▶ Given material
>> begin

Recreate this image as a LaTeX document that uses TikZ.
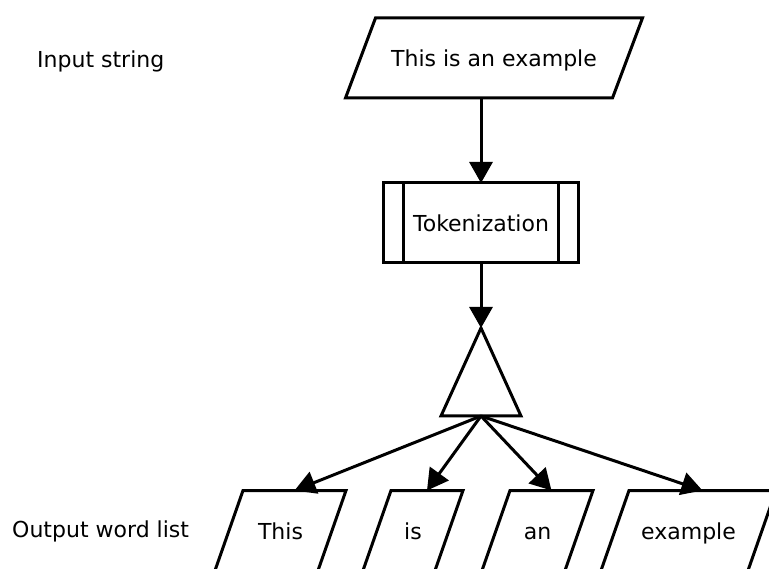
\documentclass[tikz,border=0pt]{standalone}
\usepackage{fontspec}
\setmainfont{DejaVu Sans}
\usetikzlibrary{arrows.meta}
\begin{document}
\begin{tikzpicture}[x=1pt,y=-1pt,
  every node/.style={font=\fontsize{22}{26}\selectfont},
  line/.style={line width=3pt},
  arr/.style={line, -{Triangle[length=21pt,width=23pt]}},
  slot/.style={inner sep=0pt, outer sep=0pt, minimum height=80pt,
               text height=20pt, text depth=2pt},
  label/.style={anchor=base west, inner sep=0pt}
]
\fill[white] (0,0) rectangle (769,569);
\useasboundingbox (0,0) rectangle (769,569);

% side labels
\node[label] (lin) at (37,68) {Input string};
\node[label] (lout) at (12,537) {Output word list};

% input data (parallelogram)
\node[slot, minimum width=267pt] (input) at (494,58) {This is an example};
\draw[line] ([xshift=15pt]input.north west) -- ([xshift=15pt]input.north east)
  -- ([xshift=-15pt]input.south east) -- ([xshift=-15pt]input.south west) -- cycle;

% predefined process
\node[slot, draw, line, minimum width=195pt] (tok) at (481,223) {Tokenization};
\draw[line] ([xshift=20pt]tok.north west) -- ([xshift=20pt]tok.south west);
\draw[line] ([xshift=-20pt]tok.north east) -- ([xshift=-20pt]tok.south east);

% split (triangle)
\coordinate (apex) at (481,328);
\coordinate (bl) at (441,416);
\coordinate (br) at (521,416);
\coordinate (base) at (481,416);
\draw[line] (apex) -- (bl) -- (br) -- cycle;

% output words
\foreach \n/\x/\w/\t in {w1/280.5/103/This, w2/413/72/is, w3/537.5/83/an, w4/688.5/147/example}{
  \node[slot, minimum width=\w pt] (\n) at (\x,530.5) {\t};
  \draw[line] ([xshift=14pt]\n.north west) -- ([xshift=14pt]\n.north east)
    -- ([xshift=-14pt]\n.south east) -- ([xshift=-14pt]\n.south west) -- cycle;
}

% connectors
\draw[arr] (input.south -| tok.north) -- (tok.north);
\draw[arr] (tok.south) -- (apex);
\foreach \n in {w1,w2,w3,w4}{
  \draw[arr] (base) -- ([xshift=14pt]\n.north);
}
\end{tikzpicture}
\end{document}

>> end

▶ Your task
Write out again, exactly, the lines from the start of the listing up to the line containing "(br) -- cycle;", with both ends and without pictures.

▶ Correct result
Recreate this image as a LaTeX document that uses TikZ.
\documentclass[tikz,border=0pt]{standalone}
\usepackage{fontspec}
\setmainfont{DejaVu Sans}
\usetikzlibrary{arrows.meta}
\begin{document}
\begin{tikzpicture}[x=1pt,y=-1pt,
  every node/.style={font=\fontsize{22}{26}\selectfont},
  line/.style={line width=3pt},
  arr/.style={line, -{Triangle[length=21pt,width=23pt]}},
  slot/.style={inner sep=0pt, outer sep=0pt, minimum height=80pt,
               text height=20pt, text depth=2pt},
  label/.style={anchor=base west, inner sep=0pt}
]
\fill[white] (0,0) rectangle (769,569);
\useasboundingbox (0,0) rectangle (769,569);

% side labels
\node[label] (lin) at (37,68) {Input string};
\node[label] (lout) at (12,537) {Output word list};

% input data (parallelogram)
\node[slot, minimum width=267pt] (input) at (494,58) {This is an example};
\draw[line] ([xshift=15pt]input.north west) -- ([xshift=15pt]input.north east)
  -- ([xshift=-15pt]input.south east) -- ([xshift=-15pt]input.south west) -- cycle;

% predefined process
\node[slot, draw, line, minimum width=195pt] (tok) at (481,223) {Tokenization};
\draw[line] ([xshift=20pt]tok.north west) -- ([xshift=20pt]tok.south west);
\draw[line] ([xshift=-20pt]tok.north east) -- ([xshift=-20pt]tok.south east);

% split (triangle)
\coordinate (apex) at (481,328);
\coordinate (bl) at (441,416);
\coordinate (br) at (521,416);
\coordinate (base) at (481,416);
\draw[line] (apex) -- (bl) -- (br) -- cycle;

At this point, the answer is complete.